Since David Kushner joined the City of Austin Employees' Retirement System (COAERS) as chief investment officer in 2022, he has built the pension’s private markets system from the ground up. Now that the foundation has been laid and the infrastructure is in place, Kushner is ready to make deals. 

“It’s taken four years to get the first private equity recommendation to the board,” Kushner told Institutional Investor. “We had a lot of pieces to put in place to build a state-of-the-art program. We needed consulting, we needed staff.”

Last year, the board approved a new strategic asset allocation for the $4.2 billion public pension: 10 percent to private credit, 15 percent to real assets, and 8 percent to private equity. The fund also hired Albourne as its first private markets investment consultant in July. Now, Kushner’s team is actively evaluating managers across private credit, private equity, real estate, and infrastructure—and presented its first private equity recommendation to the board in late June. 

Because COAERS is starting fresh with no legacy portfolio, the fund currently uses public market investments as proxies for its four verticals — stocks in place of private equity, REITs in place of real estate, and bank loans in place of private credit (the fund hired a bank loan manager to track the LSTA index). This gives the fund "beta exposure" across all asset classes, with public market equivalents serving as funding sources when capital calls come in. As more private investments are approved and capital is called, money will be shifted out of those public holdings and into the new mandates.

 

Building from Scratch With a Blank Sheet (Again)

When Kushner came out of retirement to join COAERS, the City of Austin’s pension had no private markets program—just two open-end core investment funds (one in real estate and one in infrastructure). The public pension CIO of the year finalist had brought with him a system he had established while at the Florida State Board of Administration called “core equity,” which was designed to outperform the S&P 500 without adding on risk. He would later design this process at Los Angeles’ and San Francisco’s employees' retirement systems (LACERS and SFERS). He was charged with building the necessary infrastructure, hiring staff, and bringing on a private markets consultant (Albourne) to handle pacing and strategy. 

“Here’s the fifth time in my career that I’m handed a blank sheet of paper to build something from scratch,” the industry vet said. But this was easier said than done: “I had to build a foundation before I could build deals.”
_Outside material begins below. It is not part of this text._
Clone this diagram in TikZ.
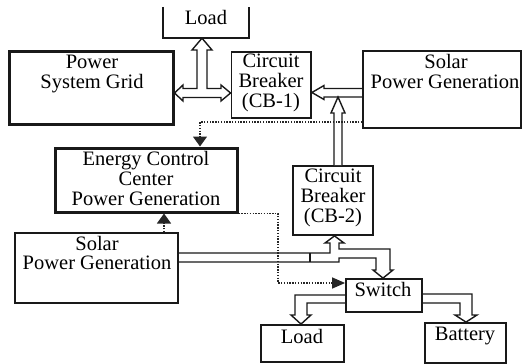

The first step was making sure they had enough funding. In 2023, the City of Austin and COAERS reached a legislative agreement that improved cash flow and gave the pension fund the flexibility to invest in private markets. That same year, they made their first private investment—a direct lending deal with Blue Owl.

Once that legislation passed, the pension had better cash flow from the city, which let it invest in more illiquid assets. Then came staffing: the team consists of four senior people (including Kushner), plus a recently hired analyst and a PE director starting in July (“I like to run lean,” he added).

Kushner’s team can pick the best opportunities regardless of manager size—and they have the flexibility to write smaller $10 million to $20 million checks that larger funds can't (“It’s a scale issue,” Kushner said). The board understands this will take about five years to fully build out, so it is prioritizing quality over speed. 

“We want to find the best managers to build this out,” he added.